- Goal of the exercise:
Search the data below for the word "chart" and copy each line that holds it.

- Dataset rows:
* BEGIN *

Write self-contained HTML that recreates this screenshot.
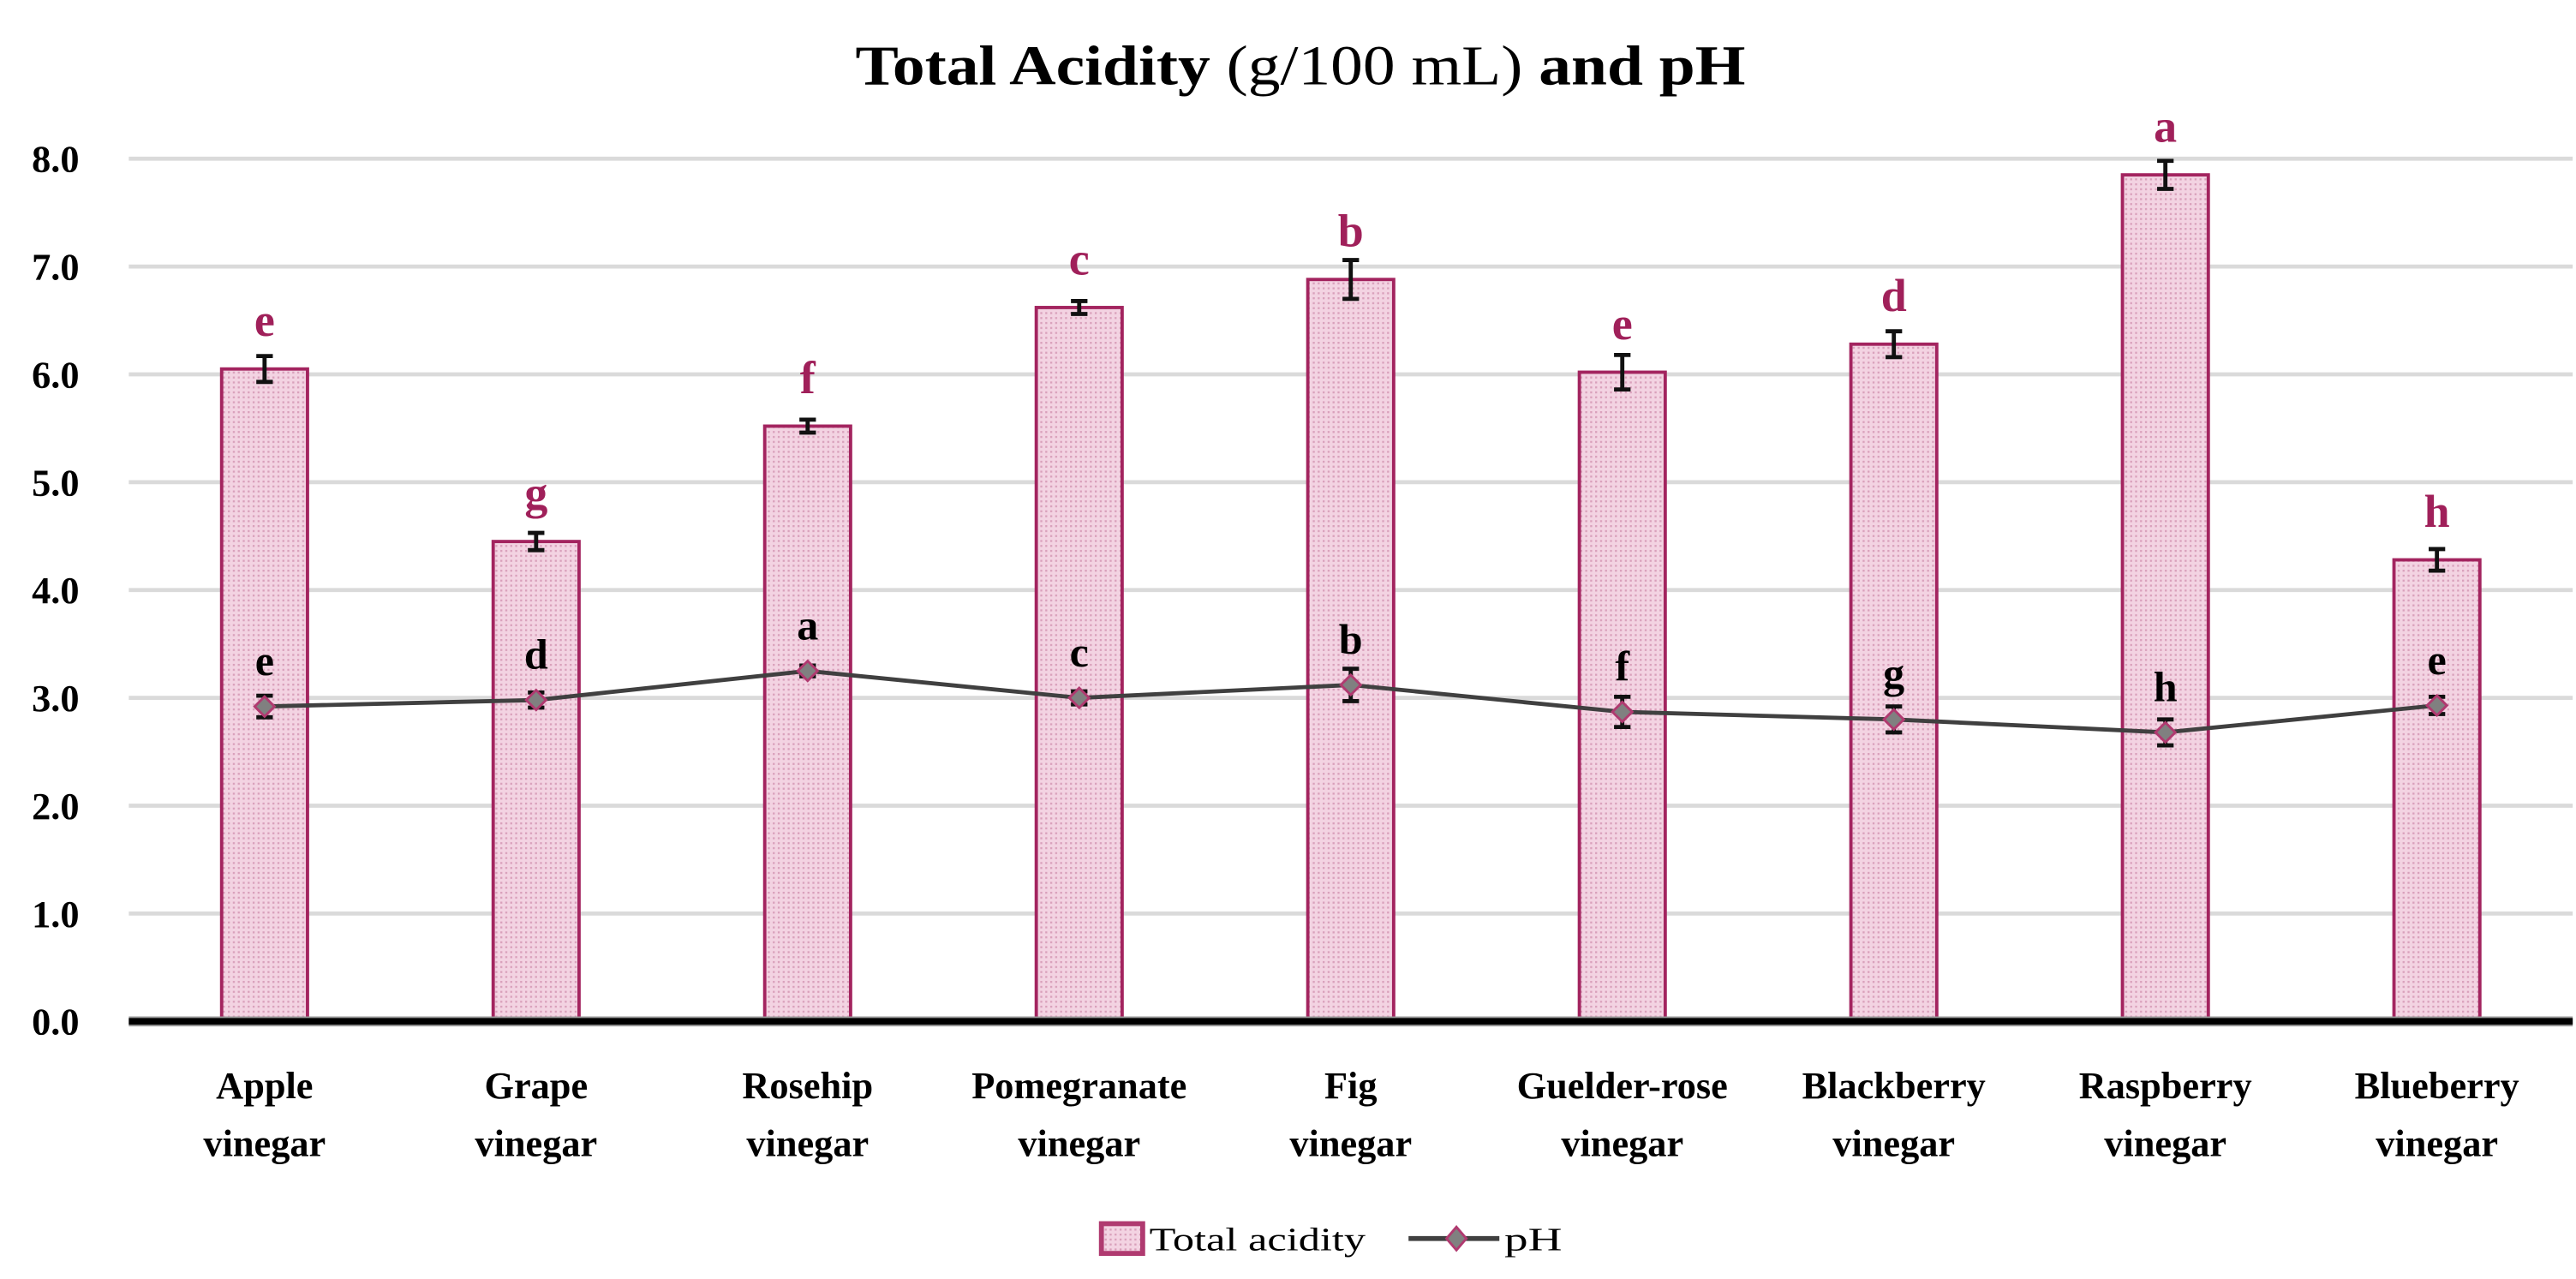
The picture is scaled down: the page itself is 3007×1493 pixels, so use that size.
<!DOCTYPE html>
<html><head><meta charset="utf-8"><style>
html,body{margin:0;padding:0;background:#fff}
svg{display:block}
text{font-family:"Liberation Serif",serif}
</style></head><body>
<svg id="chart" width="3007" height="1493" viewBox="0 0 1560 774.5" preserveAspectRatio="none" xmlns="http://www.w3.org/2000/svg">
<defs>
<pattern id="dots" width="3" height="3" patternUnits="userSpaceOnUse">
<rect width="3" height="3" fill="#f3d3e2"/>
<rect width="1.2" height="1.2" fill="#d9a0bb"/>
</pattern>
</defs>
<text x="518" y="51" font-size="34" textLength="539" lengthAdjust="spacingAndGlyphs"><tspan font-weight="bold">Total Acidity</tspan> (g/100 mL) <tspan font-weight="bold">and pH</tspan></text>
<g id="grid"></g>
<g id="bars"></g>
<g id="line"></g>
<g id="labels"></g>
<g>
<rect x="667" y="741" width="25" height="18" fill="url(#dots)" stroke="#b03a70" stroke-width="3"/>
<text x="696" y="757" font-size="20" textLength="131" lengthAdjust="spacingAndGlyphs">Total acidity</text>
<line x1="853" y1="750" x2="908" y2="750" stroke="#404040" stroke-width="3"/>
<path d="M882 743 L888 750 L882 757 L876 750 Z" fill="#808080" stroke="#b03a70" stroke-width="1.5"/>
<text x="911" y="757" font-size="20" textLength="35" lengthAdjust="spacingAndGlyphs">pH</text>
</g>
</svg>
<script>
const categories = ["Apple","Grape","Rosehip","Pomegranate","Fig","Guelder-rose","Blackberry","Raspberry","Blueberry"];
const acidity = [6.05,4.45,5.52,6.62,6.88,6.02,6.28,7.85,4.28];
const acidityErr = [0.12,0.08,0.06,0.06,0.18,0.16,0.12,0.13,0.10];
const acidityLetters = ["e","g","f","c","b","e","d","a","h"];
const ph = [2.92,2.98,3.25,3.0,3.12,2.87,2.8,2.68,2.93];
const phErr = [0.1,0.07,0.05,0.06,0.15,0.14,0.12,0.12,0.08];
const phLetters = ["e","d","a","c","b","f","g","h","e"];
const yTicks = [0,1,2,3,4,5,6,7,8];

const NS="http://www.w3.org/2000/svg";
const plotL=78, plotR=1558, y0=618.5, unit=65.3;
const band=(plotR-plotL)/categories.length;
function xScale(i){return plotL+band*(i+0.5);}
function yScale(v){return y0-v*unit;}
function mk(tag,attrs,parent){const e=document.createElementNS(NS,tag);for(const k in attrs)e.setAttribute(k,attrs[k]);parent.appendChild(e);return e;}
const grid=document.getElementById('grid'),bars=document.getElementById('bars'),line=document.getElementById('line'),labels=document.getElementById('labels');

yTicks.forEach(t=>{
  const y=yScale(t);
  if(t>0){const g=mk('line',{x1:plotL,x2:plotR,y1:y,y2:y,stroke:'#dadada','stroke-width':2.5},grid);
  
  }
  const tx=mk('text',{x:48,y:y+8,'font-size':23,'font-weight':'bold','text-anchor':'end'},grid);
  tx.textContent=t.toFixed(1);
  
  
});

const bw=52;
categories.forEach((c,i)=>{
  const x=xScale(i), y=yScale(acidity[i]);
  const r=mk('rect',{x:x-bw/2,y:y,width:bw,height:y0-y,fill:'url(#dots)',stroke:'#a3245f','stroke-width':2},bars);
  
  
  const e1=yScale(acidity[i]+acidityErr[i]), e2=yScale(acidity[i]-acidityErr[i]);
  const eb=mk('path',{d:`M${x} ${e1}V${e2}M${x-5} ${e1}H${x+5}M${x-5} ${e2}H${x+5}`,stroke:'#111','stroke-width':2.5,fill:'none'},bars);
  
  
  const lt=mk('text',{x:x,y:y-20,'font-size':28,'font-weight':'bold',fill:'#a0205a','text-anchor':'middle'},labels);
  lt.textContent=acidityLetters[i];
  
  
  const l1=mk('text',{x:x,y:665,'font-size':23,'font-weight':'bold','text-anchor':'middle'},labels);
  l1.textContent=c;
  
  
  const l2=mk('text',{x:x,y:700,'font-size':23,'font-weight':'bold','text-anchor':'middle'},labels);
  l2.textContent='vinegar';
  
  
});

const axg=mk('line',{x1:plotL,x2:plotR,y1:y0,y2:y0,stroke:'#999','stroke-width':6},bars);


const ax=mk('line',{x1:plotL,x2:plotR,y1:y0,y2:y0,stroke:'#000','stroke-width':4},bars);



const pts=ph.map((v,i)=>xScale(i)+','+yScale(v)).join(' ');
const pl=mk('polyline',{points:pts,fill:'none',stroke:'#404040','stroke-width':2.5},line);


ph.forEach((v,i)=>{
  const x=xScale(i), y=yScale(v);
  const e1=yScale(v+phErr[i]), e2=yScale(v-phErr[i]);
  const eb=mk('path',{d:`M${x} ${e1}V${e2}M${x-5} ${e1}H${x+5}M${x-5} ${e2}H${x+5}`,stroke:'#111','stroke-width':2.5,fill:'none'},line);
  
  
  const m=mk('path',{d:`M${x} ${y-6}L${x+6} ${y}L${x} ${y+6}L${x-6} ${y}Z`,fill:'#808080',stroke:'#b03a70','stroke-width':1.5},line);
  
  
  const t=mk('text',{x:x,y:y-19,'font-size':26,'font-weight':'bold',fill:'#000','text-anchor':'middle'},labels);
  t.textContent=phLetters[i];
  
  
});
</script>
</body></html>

* END *
* BEGIN *

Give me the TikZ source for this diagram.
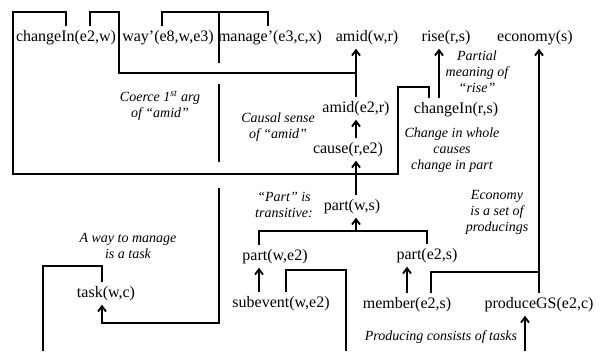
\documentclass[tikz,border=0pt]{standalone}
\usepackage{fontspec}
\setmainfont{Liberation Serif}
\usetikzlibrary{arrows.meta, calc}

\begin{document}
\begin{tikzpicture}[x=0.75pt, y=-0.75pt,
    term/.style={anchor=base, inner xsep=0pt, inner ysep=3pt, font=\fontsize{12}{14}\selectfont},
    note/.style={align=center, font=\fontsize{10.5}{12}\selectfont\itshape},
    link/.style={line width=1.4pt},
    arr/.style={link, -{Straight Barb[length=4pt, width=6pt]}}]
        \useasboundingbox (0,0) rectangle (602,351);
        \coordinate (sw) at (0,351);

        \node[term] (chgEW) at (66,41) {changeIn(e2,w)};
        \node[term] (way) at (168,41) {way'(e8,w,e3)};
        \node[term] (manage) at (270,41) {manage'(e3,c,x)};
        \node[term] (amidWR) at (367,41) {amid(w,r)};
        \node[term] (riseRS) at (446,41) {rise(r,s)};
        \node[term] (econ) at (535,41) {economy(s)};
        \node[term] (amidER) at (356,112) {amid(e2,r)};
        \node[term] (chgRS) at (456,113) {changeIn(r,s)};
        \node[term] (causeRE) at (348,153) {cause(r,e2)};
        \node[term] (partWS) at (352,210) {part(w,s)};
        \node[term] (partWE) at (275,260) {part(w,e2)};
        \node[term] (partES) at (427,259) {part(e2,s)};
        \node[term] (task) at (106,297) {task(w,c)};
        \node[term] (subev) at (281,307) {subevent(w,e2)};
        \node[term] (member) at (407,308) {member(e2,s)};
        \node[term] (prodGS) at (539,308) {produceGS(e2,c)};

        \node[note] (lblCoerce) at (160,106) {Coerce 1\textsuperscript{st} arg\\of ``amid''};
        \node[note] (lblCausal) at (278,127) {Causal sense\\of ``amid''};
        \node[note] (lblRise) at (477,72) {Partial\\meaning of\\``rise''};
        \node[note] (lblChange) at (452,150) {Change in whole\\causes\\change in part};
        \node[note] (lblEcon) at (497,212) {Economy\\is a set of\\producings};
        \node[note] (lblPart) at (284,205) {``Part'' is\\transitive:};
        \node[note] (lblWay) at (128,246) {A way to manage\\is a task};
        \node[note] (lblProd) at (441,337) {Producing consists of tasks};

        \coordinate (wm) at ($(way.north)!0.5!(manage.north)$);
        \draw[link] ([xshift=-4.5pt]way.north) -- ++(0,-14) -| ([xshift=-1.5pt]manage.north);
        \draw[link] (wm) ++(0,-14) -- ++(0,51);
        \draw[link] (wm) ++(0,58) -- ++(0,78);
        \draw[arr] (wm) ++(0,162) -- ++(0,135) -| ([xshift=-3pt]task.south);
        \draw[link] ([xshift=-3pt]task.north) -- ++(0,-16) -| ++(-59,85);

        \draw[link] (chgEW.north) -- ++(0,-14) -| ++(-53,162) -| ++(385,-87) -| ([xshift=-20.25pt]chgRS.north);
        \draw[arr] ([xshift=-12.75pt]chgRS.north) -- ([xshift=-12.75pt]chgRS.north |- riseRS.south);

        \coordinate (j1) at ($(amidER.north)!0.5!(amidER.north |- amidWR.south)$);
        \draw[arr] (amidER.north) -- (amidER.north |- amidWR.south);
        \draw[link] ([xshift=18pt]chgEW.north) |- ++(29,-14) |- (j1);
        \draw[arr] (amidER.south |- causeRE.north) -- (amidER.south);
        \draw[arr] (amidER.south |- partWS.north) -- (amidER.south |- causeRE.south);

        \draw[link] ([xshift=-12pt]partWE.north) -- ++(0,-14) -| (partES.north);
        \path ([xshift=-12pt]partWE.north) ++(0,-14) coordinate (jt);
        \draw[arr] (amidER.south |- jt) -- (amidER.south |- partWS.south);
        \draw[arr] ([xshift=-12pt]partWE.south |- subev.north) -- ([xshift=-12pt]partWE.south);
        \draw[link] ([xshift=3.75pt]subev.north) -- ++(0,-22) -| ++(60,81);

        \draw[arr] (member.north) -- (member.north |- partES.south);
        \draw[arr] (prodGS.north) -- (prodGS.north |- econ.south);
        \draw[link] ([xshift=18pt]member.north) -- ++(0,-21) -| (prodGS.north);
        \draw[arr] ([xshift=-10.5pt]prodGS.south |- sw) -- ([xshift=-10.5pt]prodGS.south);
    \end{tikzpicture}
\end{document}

* END *
* BEGIN *

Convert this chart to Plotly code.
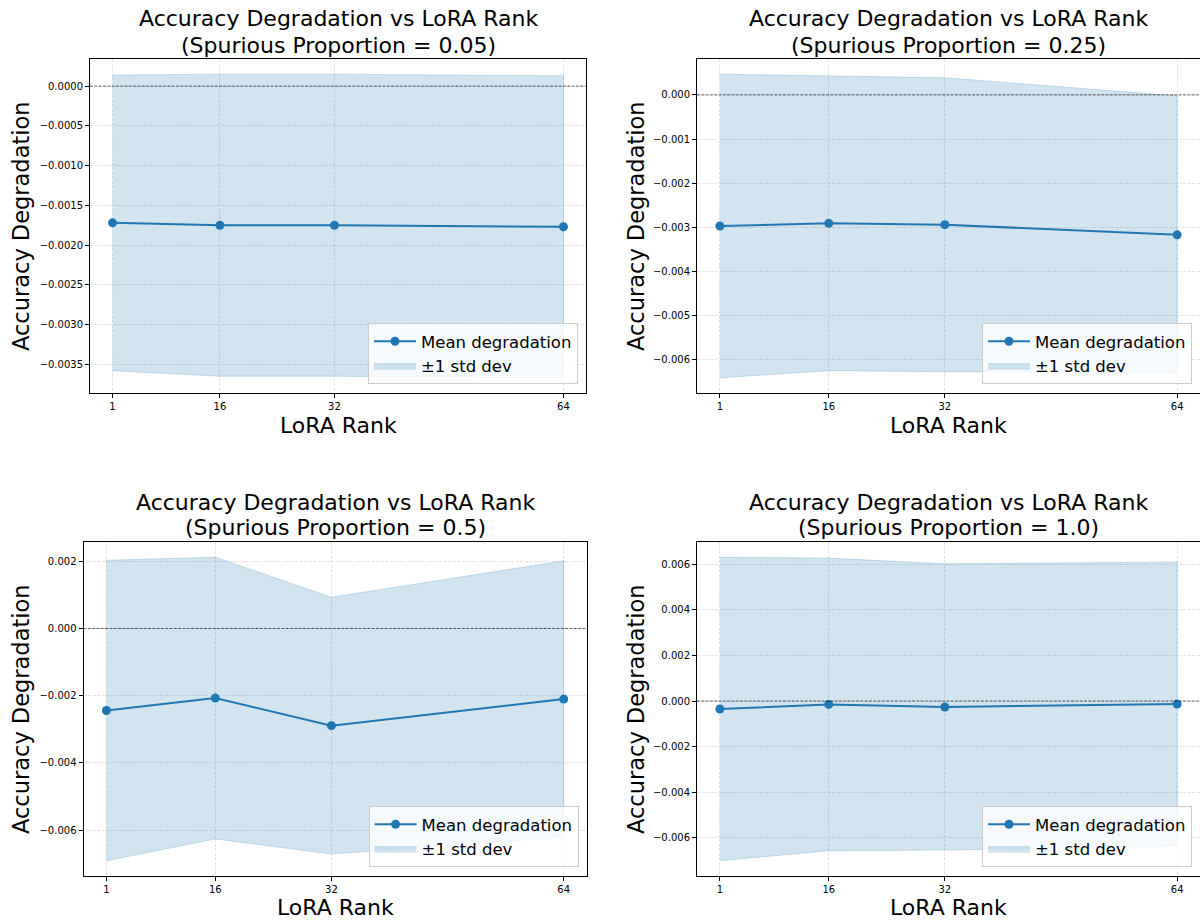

* END *

- Written reply:
<svg id="chart" width="3007" height="1493" viewBox="0 0 1560 774.5" preserveAspectRatio="none" xmlns="http://www.w3.org/2000/svg">
Convert this chart to Plotly code.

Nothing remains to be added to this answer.